In its report, Project Zero said that there are three variants of the attack - bounds check bypass (CVE-2017-5753), branch target injection (CVE-2017-5715), and rogue data cache load (CVE-2017-5754), which is what is being referred in the above excerpt. All three of these will work under different conditions, but all of them eventually allow a process with normal user privileges to perform unauthorized reads of memory data, which may include reading sensitive information such as passwords or cryptographic key material, etc.

Variant 1 is software patchable and affects almost all modern processors. The patch itself will have negligible performance hit.
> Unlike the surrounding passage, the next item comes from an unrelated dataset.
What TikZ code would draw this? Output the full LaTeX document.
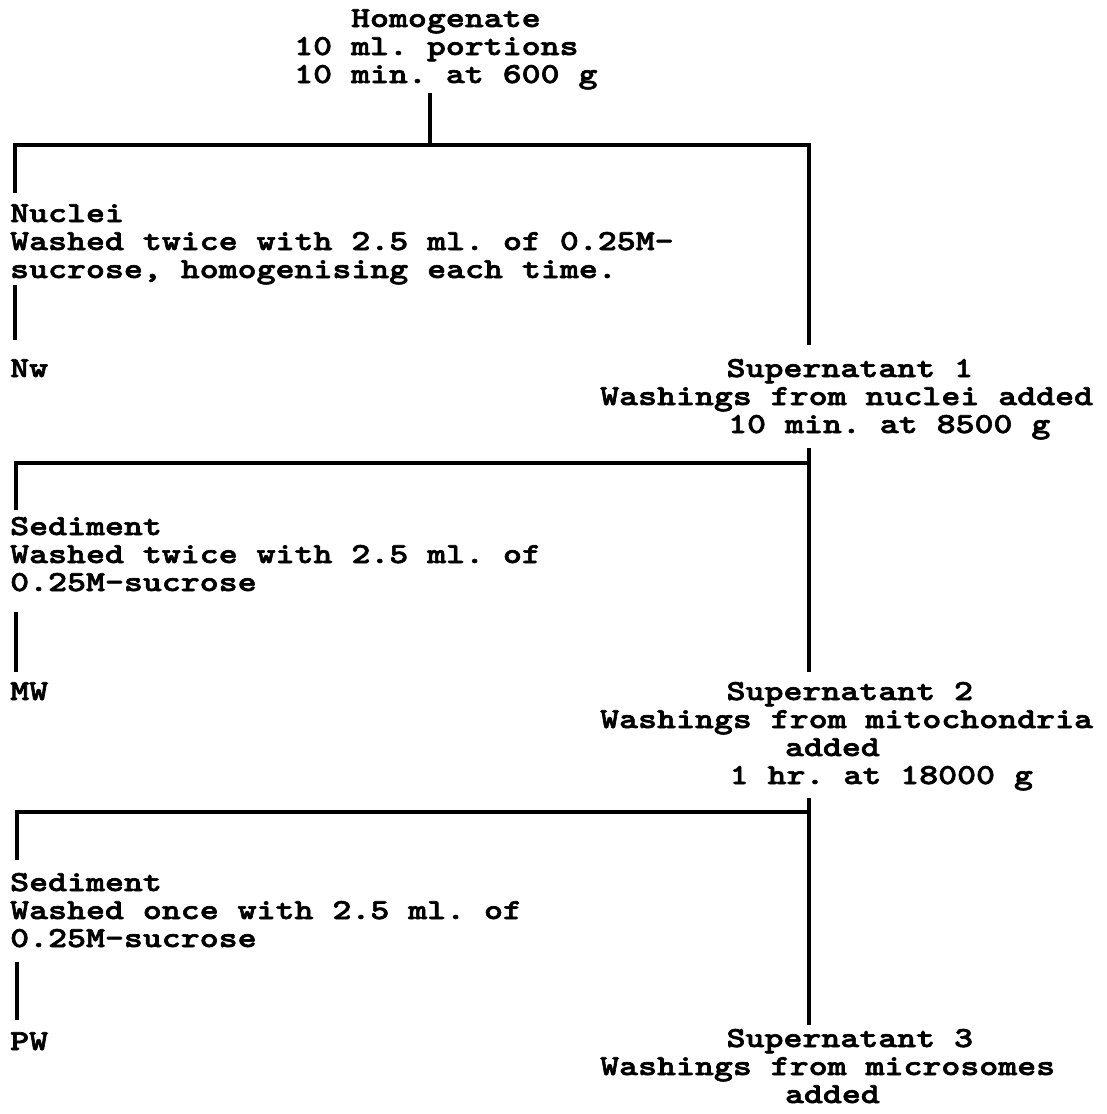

Variant 2 and 3 are rooted further in hardware and attempting to patch these using software will result in performance hits and so far these only seem to affect Intel and ARM processors with near zero risk to AMD CPUs according to chipmaker itself.

Reports had suggested that the Kernel Page Table Isolation (KPTI) fix to these issues could hit performance by a double-digit percentage. In its statement Intel claimed "any performance impacts are workload-dependent, and, for the average computer user, should not be significant and will be mitigated over time." It remains to be seen if these patches being delivered by the industry partners cause any performance issues in the coming weeks.

Google said the company first informed Intel, AMD and ARM several months ago in June, 2017 and adds that many partners have made patches available to one or more variants of this attack. Windows, macOS, and Linux have already developed patches with Android having released them earlier this month.

On a side note, Intel's CEO apparently dumped millions of dollars in company stock late last year. While those were sold under the 10b5-1 automated sales plan which is designed to prevent insider trading, they are still being seen under a different light since the chip flaws went public.